Конечно, это еще его жизнелюбие. Есть такие люди, у которых все одновременно. Вроде они пребывают в отчаянии, но уже краешком глаза видят выход.
Выход (продолжение)
Вскоре вернулись прежние ощущения. Будто ничего не случилось. Он опять чувствовал себя не фрагментом, а целым.
Эберлинг даже осмеливался ей выговаривать: «Целый день меня мучила мысль, - писал он, - что такой ближайший по душе мой друг как Вы, мне весь день был так далек… но порою я чувствовал нечто вроде обиды, что уж слишком Вы меня отстраняете от всего, что не имеет прямого отношения к Вашему духовн. артистическому миру - не слишком ли Вы меня уж односторонне сухо трактуете».
И прямо с этого места неожиданный переход. «Получили ли Вы мою телеграмму?, - спрашивал он, - Мне приятно сознавать, что мое искреннее пожелание Вы читали под хорошим Итальянским небом».
А потом опять о старом: «С нетерпением жду Ваше известие, хотя хорошего не предвижу, уж очень Вы странны были последний день».
Тамара Платоновна сначала смутилась, не зная как соединить поздравления и сетования, а затем решила: раз предлагает какие-то варианты, значит и не так болен!
И в следующем письме он тоже кое-что предложил. Следовательно, до окончательного выздоровления было совсем недалеко.
Правда, Карсавина не знала, что, потребовав от нее уничтожить свои письма, он оставил у себя черновики.
Что же это выходит? Из ее биографии он этот сюжет вычеркнул, а в своей, напротив, сохранил.
Хоть и нет логики в этом решении, а натура чувствуется. Сразу видишь человека, который всегда избегает окончательных вариантов.
Поэтому так спокоен он был наедине с коллекцией. Разложит фотографии и радуется, что все, когда-либо случившееся в его жизни, по-прежнему с ним.
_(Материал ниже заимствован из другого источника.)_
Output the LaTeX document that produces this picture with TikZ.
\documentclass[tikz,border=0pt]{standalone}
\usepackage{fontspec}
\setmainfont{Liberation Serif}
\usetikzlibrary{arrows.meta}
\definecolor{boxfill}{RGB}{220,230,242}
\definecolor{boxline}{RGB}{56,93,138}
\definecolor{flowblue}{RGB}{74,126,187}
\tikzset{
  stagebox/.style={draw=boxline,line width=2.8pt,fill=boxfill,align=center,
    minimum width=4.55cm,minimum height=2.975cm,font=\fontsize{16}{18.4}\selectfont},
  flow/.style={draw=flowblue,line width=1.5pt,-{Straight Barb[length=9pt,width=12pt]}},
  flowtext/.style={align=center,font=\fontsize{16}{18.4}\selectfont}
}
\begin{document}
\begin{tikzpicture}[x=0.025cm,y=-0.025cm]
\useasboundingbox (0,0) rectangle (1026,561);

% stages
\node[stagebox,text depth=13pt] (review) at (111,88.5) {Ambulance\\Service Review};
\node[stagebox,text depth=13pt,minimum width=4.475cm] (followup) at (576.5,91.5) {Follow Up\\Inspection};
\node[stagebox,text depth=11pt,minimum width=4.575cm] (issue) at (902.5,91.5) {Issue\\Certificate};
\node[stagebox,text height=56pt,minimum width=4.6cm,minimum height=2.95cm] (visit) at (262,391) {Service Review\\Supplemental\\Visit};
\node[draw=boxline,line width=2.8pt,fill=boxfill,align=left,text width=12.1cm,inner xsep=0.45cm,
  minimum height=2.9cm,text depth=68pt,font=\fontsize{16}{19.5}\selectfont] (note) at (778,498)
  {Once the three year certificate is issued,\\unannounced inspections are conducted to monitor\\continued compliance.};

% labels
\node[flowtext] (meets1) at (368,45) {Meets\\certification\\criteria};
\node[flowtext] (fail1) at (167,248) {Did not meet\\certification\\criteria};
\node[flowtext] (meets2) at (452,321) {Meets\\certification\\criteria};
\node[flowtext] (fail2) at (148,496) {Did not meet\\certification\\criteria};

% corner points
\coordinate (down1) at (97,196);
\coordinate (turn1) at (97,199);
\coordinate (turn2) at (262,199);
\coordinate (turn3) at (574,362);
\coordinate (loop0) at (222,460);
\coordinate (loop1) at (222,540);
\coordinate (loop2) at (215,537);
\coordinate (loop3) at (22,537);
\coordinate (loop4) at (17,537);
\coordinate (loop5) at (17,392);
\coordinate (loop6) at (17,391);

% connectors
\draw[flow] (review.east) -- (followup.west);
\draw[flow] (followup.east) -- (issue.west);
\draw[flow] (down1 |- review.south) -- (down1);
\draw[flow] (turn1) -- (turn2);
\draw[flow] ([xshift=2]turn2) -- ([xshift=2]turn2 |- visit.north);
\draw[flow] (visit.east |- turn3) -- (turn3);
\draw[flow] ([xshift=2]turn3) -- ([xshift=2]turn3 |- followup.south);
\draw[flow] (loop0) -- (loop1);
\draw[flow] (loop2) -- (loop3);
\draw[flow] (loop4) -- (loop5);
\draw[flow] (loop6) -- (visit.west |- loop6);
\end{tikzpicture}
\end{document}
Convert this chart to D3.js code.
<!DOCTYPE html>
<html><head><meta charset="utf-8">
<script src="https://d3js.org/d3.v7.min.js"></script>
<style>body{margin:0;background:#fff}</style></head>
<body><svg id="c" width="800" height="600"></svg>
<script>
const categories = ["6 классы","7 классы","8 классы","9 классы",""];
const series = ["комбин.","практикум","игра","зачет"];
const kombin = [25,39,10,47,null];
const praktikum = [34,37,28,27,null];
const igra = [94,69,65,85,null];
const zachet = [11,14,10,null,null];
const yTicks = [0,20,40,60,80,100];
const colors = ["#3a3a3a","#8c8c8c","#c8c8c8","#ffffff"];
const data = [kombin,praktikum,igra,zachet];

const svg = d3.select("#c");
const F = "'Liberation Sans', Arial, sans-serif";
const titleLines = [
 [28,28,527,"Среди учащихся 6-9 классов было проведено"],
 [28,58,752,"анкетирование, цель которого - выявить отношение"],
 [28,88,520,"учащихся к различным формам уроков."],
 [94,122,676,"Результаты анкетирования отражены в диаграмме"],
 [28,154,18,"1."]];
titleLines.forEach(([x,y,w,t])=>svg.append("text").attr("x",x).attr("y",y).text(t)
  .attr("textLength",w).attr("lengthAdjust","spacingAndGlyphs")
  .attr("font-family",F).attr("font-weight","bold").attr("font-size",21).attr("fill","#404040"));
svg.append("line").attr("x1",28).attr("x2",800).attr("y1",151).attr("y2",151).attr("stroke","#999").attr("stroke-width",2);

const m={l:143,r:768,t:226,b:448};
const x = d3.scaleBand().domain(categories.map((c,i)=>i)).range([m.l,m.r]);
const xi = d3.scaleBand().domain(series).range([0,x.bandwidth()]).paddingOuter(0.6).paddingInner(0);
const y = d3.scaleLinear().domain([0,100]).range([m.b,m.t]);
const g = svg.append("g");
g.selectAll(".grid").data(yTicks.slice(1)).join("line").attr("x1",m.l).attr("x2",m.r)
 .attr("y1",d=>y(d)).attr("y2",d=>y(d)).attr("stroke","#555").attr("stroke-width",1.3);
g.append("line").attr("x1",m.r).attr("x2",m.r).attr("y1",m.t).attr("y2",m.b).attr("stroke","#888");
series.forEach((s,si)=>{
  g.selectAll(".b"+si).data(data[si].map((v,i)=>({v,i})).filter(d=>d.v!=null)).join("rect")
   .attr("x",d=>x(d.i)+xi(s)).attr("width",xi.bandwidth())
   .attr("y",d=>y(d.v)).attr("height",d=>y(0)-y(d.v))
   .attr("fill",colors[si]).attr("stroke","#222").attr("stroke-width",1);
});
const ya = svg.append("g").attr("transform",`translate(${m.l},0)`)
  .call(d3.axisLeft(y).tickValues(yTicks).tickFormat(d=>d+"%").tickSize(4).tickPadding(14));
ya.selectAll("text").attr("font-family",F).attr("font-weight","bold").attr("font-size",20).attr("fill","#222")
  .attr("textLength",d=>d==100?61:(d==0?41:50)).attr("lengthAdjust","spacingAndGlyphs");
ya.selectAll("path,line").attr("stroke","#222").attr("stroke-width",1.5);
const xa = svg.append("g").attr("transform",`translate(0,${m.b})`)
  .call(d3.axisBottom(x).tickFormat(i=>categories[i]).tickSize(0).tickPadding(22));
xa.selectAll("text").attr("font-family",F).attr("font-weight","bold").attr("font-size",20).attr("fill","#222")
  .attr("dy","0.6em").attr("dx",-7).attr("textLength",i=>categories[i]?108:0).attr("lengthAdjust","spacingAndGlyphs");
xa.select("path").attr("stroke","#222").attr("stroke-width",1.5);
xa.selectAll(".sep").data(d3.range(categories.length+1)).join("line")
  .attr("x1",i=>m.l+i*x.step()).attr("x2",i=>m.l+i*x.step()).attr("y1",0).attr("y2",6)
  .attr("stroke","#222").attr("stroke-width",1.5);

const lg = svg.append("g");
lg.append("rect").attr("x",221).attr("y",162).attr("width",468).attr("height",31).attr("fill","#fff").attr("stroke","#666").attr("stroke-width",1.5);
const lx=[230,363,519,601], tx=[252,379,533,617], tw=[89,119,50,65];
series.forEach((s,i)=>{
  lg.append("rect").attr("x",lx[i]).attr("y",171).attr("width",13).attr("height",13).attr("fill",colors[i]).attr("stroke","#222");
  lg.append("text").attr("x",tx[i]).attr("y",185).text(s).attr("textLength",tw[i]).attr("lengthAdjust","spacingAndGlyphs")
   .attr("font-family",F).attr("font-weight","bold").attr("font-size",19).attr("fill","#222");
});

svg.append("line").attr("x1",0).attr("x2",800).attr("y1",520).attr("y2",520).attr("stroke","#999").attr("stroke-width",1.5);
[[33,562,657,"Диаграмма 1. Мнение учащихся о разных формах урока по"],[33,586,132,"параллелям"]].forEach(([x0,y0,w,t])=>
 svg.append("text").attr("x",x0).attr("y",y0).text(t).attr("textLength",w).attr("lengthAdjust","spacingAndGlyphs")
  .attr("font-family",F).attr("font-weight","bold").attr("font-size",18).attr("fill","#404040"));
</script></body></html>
Пусть кто-то назовет его Иваном-родства не помнящим, но он-то знает: тут его прошлое, никуда не делось, в правом верхнем ящике письменного стола.
Альфред Рудольфович и слуга Хлестакова
Как это у Гоголя? «… надо отдать справедливость непреодолимой силе его характера».
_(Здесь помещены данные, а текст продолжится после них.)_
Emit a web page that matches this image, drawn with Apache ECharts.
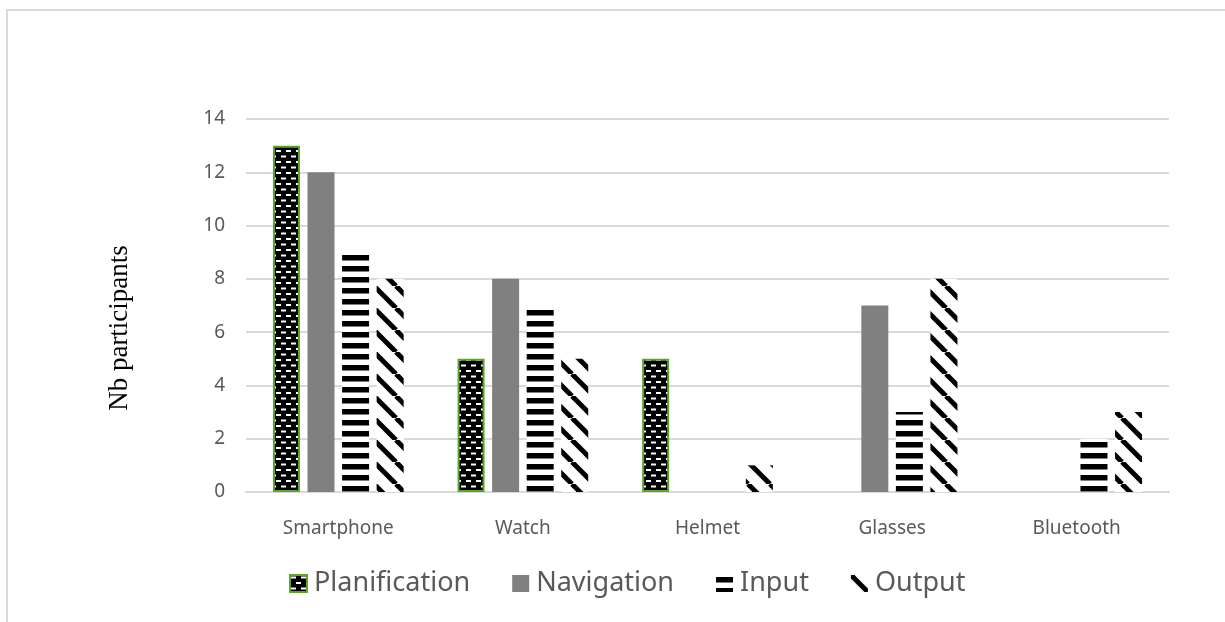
<!DOCTYPE html>
<html>
<head>
<meta charset="utf-8">
<script src="https://cdn.jsdelivr.net/npm/echarts@6/dist/echarts.min.js"></script>
<style>
  html, body { margin: 0; padding: 0; background: #fff; }
  #chart { width: 1225px; height: 622px; }
</style>
</head>
<body>
<div id="chart"></div>
<script>
// Devices and the number of participants per usage
const categories = ['Smartphone', 'Watch', 'Helmet', 'Glasses', 'Bluetooth'];
const planification = [13, 5, 5, null, null];
const navigation = [12, 8, 0, 7, 0];
const input = [9, 7, 0, 3, 2];
const output = [8, 5, 1, 8, 3];
const seriesNames = ['Planification', 'Navigation', 'Input', 'Output'];
const yTicks = { min: 0, max: 14, interval: 2 };
const yTitle = 'Nb participants';

// Fill patterns
function makeTile(w, h, draw) {
  const c = document.createElement('canvas');
  c.width = w; c.height = h;
  const ctx = c.getContext('2d');
  draw(ctx, w, h);
  return c;
}
// black background with small white dashes in a brick layout
const brickTile = makeTile(10, 11, (ctx, w, h) => {
  ctx.fillStyle = '#000';
  ctx.fillRect(0, 0, w, h);
  ctx.fillStyle = '#fff';
  ctx.fillRect(1, 1.5, 5, 2);
  ctx.fillRect(6, 7, 5, 2);
  ctx.fillRect(-4, 7, 5, 2);
});
// horizontal black stripes
const stripeTile = makeTile(8, 11, (ctx, w, h) => {
  ctx.fillStyle = '#fff';
  ctx.fillRect(0, 0, w, h);
  ctx.fillStyle = '#000';
  ctx.fillRect(0, 2, w, 5.5);
});
// wide downward diagonal
const diagTile = makeTile(22, 22, (ctx, w, h) => {
  ctx.fillStyle = '#fff';
  ctx.fillRect(0, 0, w, h);
  ctx.strokeStyle = '#000';
  ctx.lineWidth = 5;
  for (const k of [-w, 0, w]) {
    ctx.beginPath();
    ctx.moveTo(k, 0);
    ctx.lineTo(k + w, h);
    ctx.stroke();
  }
});

const chart = echarts.init(document.getElementById('chart'), null, { renderer: 'canvas' });

const labelColor = '#595959';
const gridColor = '#d9d9d9';

chart.setOption({
  animation: false,
  backgroundColor: '#fff',
  graphic: [
    {
      type: 'rect',
      shape: { x: 7, y: 10, width: 1400, height: 800 },
      style: { fill: 'none', stroke: gridColor, lineWidth: 2 },
      silent: true,
      z: -1
    },
    {
      type: 'text',
      x: 120,
      y: 328,
      rotation: Math.PI / 2,
      style: {
        text: yTitle,
        fontFamily: 'Liberation Serif',
        fontSize: 27,
        fill: '#000',
        align: 'center',
        verticalAlign: 'middle'
      },
      silent: true
    }
  ],
  grid: { left: 246, right: 56, top: 119, bottom: 130, containLabel: false },
  legend: {
    bottom: 20,
    left: 284,
    icon: 'rect',
    itemWidth: 17,
    itemHeight: 17,
    itemGap: 42,
    textStyle: { fontFamily: 'Noto Sans', fontSize: 27, color: labelColor, padding: [0, 0, 0, 2] },
    data: seriesNames
  },
  xAxis: {
    type: 'category',
    data: categories,
    axisLine: { lineStyle: { color: gridColor, width: 2 } },
    axisTick: { show: false },
    axisLabel: { fontFamily: 'Noto Sans', fontSize: 19, color: labelColor, margin: 27 }
  },
  yAxis: {
    type: 'value',
    min: yTicks.min,
    max: yTicks.max,
    interval: yTicks.interval,
    axisLine: { show: false },
    axisTick: { show: false },
    axisLabel: { fontFamily: 'Noto Sans', fontSize: 19, color: labelColor, margin: 21 },
    splitLine: { lineStyle: { color: gridColor, width: 2 } }
  },
  series: [
    {
      name: seriesNames[0], type: 'bar', data: planification,
      barWidth: 27, barGap: '28%',
      itemStyle: { color: { image: brickTile, repeat: 'repeat' }, borderColor: '#5ea32f', borderWidth: 2 }
    },
    {
      name: seriesNames[1], type: 'bar', data: navigation,
      barWidth: 27, barGap: '28%',
      itemStyle: { color: '#808080' }
    },
    {
      name: seriesNames[2], type: 'bar', data: input,
      barWidth: 27, barGap: '28%',
      itemStyle: { color: { image: stripeTile, repeat: 'repeat' } }
    },
    {
      name: seriesNames[3], type: 'bar', data: output,
      barWidth: 27, barGap: '28%',
      itemStyle: { color: { image: diagTile, repeat: 'repeat' } }
    }
  ]
});
</script>
</body>
</html>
Эберлинг запретил себе отказываться от работы, без роздыха стоял у мольберта. Чем больше трудился, тем меньше интересовался воспоминаниями.
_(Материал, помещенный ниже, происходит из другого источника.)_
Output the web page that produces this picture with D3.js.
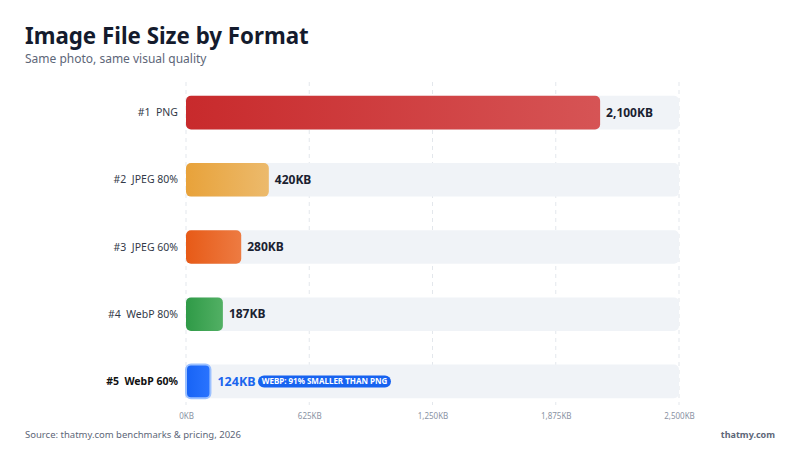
<!DOCTYPE html>
<html>
<head>
<meta charset="utf-8">
<script src="https://cdn.jsdelivr.net/npm/d3@7"></script>
<style>
  html, body { margin: 0; padding: 0; background: #fff; }
  svg { display: block; font-family: "Noto Sans", "Open Sans", sans-serif; }
</style>
</head>
<body>
<div id="chart"></div>
<script>
const formats = ["PNG", "JPEG 80%", "JPEG 60%", "WebP 80%", "WebP 60%"];
const sizesKB = [2100, 420, 280, 187, 124];
const tickValues = [0, 625, 1250, 1875, 2500];
const barColors = [
  ["#c82a2c", "#d65455"],
  ["#e8a23a", "#ecba6c"],
  ["#e75a17", "#ed7b42"],
  ["#2f9a47", "#52b064"],
  ["#1763f5", "#2a74ff"]
];

const W = 800, H = 450;
const svg = d3.select("#chart").append("svg")
  .attr("width", W).attr("height", H);

const defs = svg.append("defs");
barColors.forEach((c, i) => {
  const lg = defs.append("linearGradient").attr("id", `grad${i}`)
    .attr("x1", "0%").attr("x2", "100%").attr("y1", "0%").attr("y2", "0%");
  lg.append("stop").attr("offset", "0%").attr("stop-color", c[0]);
  lg.append("stop").attr("offset", "100%").attr("stop-color", c[1]);
});

// titles
svg.append("text").attr("x", 25).attr("y", 44)
  .attr("font-size", 22.3).attr("font-weight", 700).attr("fill", "#141b2d")
  .text("Image File Size by Format");
svg.append("text").attr("x", 25).attr("y", 63)
  .attr("font-size", 12).attr("fill", "#5d6678")
  .text("Same photo, same visual quality");

// scales
const x = d3.scaleLinear().domain([0, 2500]).range([186, 679]);
const y = d3.scaleBand().domain(formats).range([79, 415]).paddingInner(0.5).paddingOuter(0.25);

// grid
svg.append("g").selectAll("line").data(tickValues).join("line")
  .attr("x1", d => x(d)).attr("x2", d => x(d))
  .attr("y1", 82).attr("y2", 405)
  .attr("stroke", "#e3e7ec").attr("stroke-width", 1)
  .attr("stroke-dasharray", "4,4");

// axis labels
const axis = d3.axisBottom(x).tickValues(tickValues)
  .tickFormat(d => d3.format(",")(d) + "KB").tickSize(0).tickPadding(0);
const ax = svg.append("g").attr("transform", "translate(0,413)").call(axis);
ax.select(".domain").remove();
ax.selectAll("text").attr("font-size", 8).attr("fill", "#8a93a4")
  .attr("font-family", "'Noto Sans', sans-serif");

const rows = svg.append("g").selectAll("g").data(formats).join("g")
  .attr("transform", d => `translate(0,${y(d)})`);
const bh = y.bandwidth();

// track
rows.append("rect")
  .attr("x", x(0)).attr("width", x(2500) - x(0))
  .attr("height", bh).attr("rx", 5)
  .attr("fill", "#f0f3f7");

// bars
rows.append("rect")
  .attr("x", x(0))
  .attr("width", (d, i) => x(sizesKB[i]) - x(0))
  .attr("height", bh).attr("rx", 5)
  .attr("fill", (d, i) => `url(#grad${i})`)
  .attr("stroke", (d, i) => i === 4 ? "#9cc1ff" : "none")
  .attr("stroke-width", 2);

// row labels
rows.append("text")
  .attr("x", 178).attr("y", bh / 2).attr("dy", "0.35em")
  .attr("text-anchor", "end")
  .attr("font-size", 10.5)
  .attr("font-weight", (d, i) => i === 4 ? 700 : 400)
  .attr("fill", (d, i) => i === 4 ? "#111" : "#333a48")
  .style("white-space", "pre")
  .text((d, i) => `#${i + 1}  ${d}`);

// value labels
rows.append("text")
  .attr("x", (d, i) => x(sizesKB[i]) + (i === 4 ? 7 : 6))
  .attr("y", bh / 2).attr("dy", "0.35em")
  .attr("font-size", (d, i) => i === 4 ? 12.5 : 12)
  .attr("font-weight", 700)
  .attr("fill", (d, i) => i === 4 ? "#1a66ee" : "#1a2130")
  .text((d, i) => d3.format(",")(sizesKB[i]) + "KB");

// badge
const last = formats[4];
const bx = 258, bw = 133;
const badge = svg.append("g").attr("transform", `translate(${bx},${y(last) + bh / 2})`);
badge.append("rect").attr("x", 0).attr("y", -6).attr("width", bw).attr("height", 12)
  .attr("rx", 6).attr("fill", "#1763f0");
badge.append("text").attr("x", bw / 2).attr("y", 0).attr("dy", "0.35em")
  .attr("text-anchor", "middle").attr("font-size", 8).attr("font-weight", 700)
  .attr("fill", "#fff").text("WEBP: 91% SMALLER THAN PNG");

// footer
svg.append("text").attr("x", 25).attr("y", 438)
  .attr("font-size", 9.5).attr("fill", "#5d6678")
  .text("Source: thatmy.com benchmarks & pricing, 2026");
svg.append("text").attr("x", 775).attr("y", 438).attr("text-anchor", "end")
  .attr("font-size", 9).attr("font-weight", 700).attr("fill", "#5d6678")
  .text("thatmy.com");
</script>
</body>
</html>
Такое он придумал лекарство от дурных мыслей и подступающего безумия.
Лечился так чуть ли не каждый день. И не по чайной ложке, а целыми стаканами.
Не первый раз себя глушил. Понимал, что просто нужно время. Поначалу ощущения болезненные, а потом отпускает.
А уж когда успокоится, вспомнит о неиспользованных возможностях. Подумает: ну если так все повернулось, отчего бы не развернуть еще раз.
Помните, как Осип радовался веревочке? Чувствовал, стервец, что и самая мелкая вещица кстати. Особенно когда подношений много, а перевязать нечем.
Альфред Рудольфович тоже старался. Отречется от прошлого, отряхнет с ног его пыль, но всегда что-то прихватит с собой.
Вальс
Вот что значит рачительный хозяин. Иногда подумает не то что о веревочке, но о случайной тени.
Ну, мало ли теней нас окружает, а он им тоже ведет счет.
Ловит сачком воздух. При помощи новомодного аппарата старается не дать им пропасть.
Так и с этой историей. Уж это не какой-то случайный блик. Было бы расточительством все взять и перечеркнуть.